Keweenaw Relocating Campus From DowntownMay 15th, 2004 | By tcj | Category: 15-4: Ancient Cultures Modern Technology, Tribal College News
Keweenaw Bay Ojibwa Community College (KBOCC, Baraga, MI) has launched a $25 million fundraising drive for a new campus. Currently, the college buildings include a small academic classroom and library (former Post Office building), an administration building (former two-story home), a computer lab installed at the Ojibwa senior citizens center, and a student fitness center (leased building space).
The new campus will be relocated from the small downtown area of Baraga to a cleared 15-acre parcel on the reservation, just north of the Keweenaw Bay Indian Community’s governmental operations. The site overlooks Keweenaw Bay.
In September, the college broke ground for its technology resource center. The center will include administrative and faculty offices, computer lab, GIS lab, distance learning classroom and a classroom.
Working with the tribe, the college plans a multi-purpose building to house the student fitness center, game/activity room, kitchen, commons area, locker rooms, and gymnasium. The gym is designed for community functions such as the college’s graduation ceremony, presentations, performing arts, powwows, honoring ceremonies, basketball tournaments, community feasts, and funeral services.

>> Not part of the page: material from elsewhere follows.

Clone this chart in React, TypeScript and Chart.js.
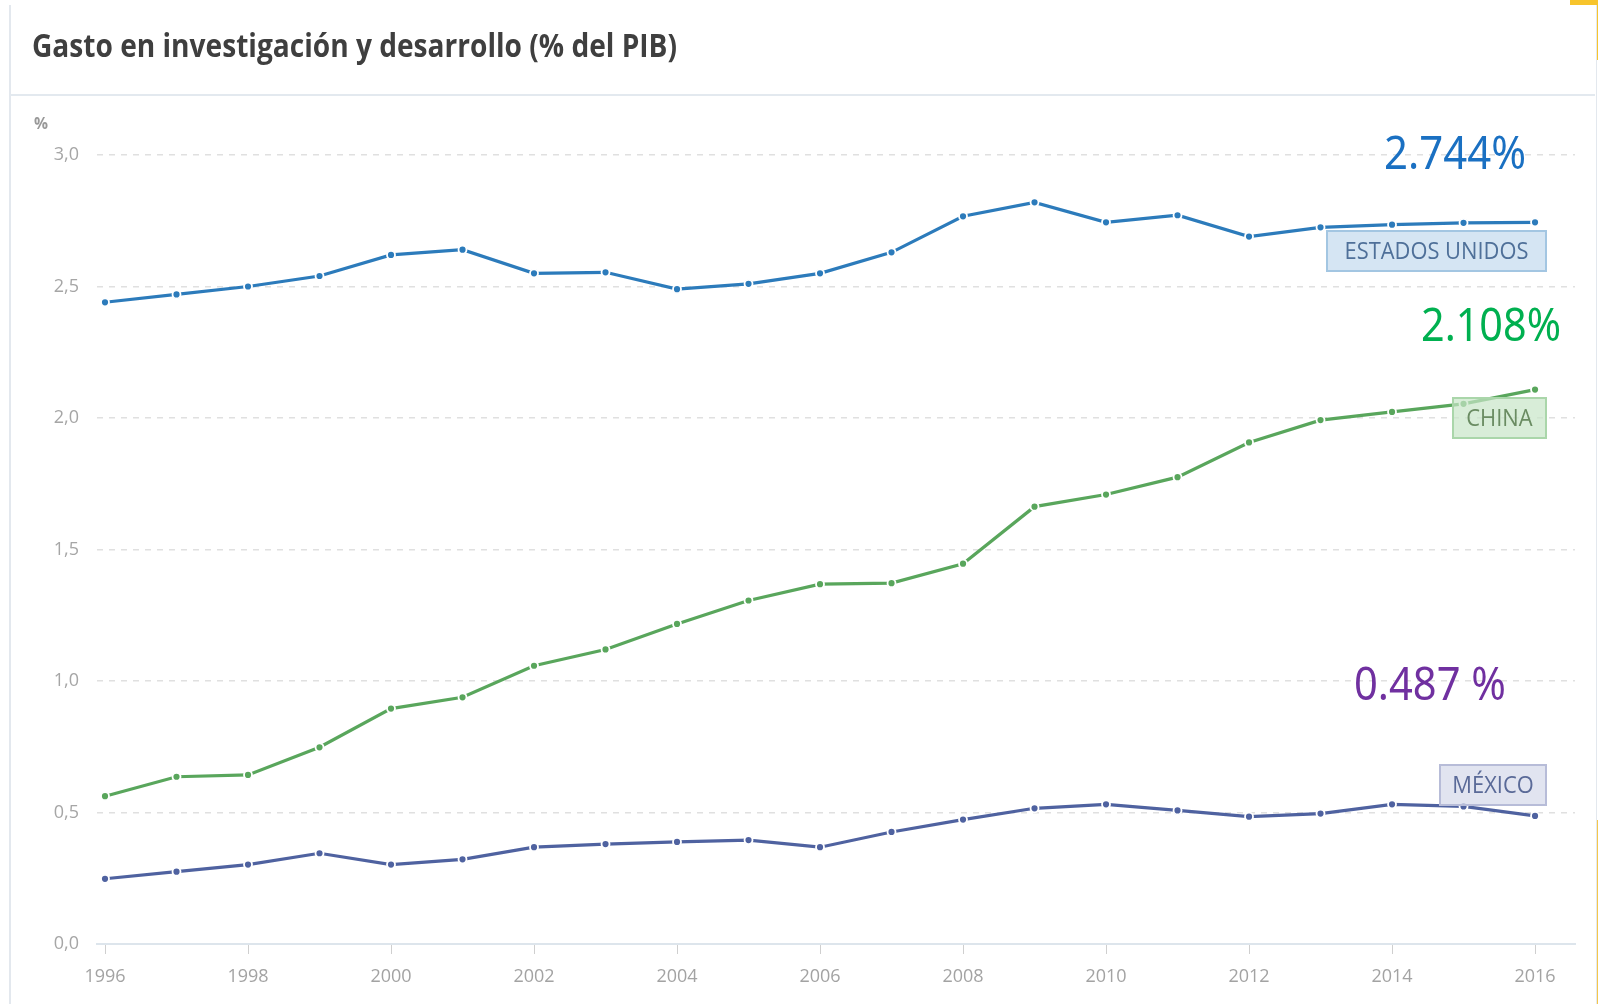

The facility’s main entrance will provide an information center and Ojibwa cultural display. Beneath the entrance’s skylight, a circle will represent the four sacred directions. It will also include the tribal logo. Carved wood pillars will represent the seven original clans (eagle, crane, loon, fish, bear, martin, bird).
Future plans include a cultural learning center, day care/indoor playground, student housing, library, auditorium, student services center, and building trade center.
The goal of this new campus project is to increase the number of students from 60 to 150. When the entire campus complex is complete, the enrollment goal is to reach 500. The Waakaa’igan Project has received funding from the U.S. Department of Housing and Urban Development, USDA Rural Development, and $1.5 million from the Keweenaw Bay Tribal Council.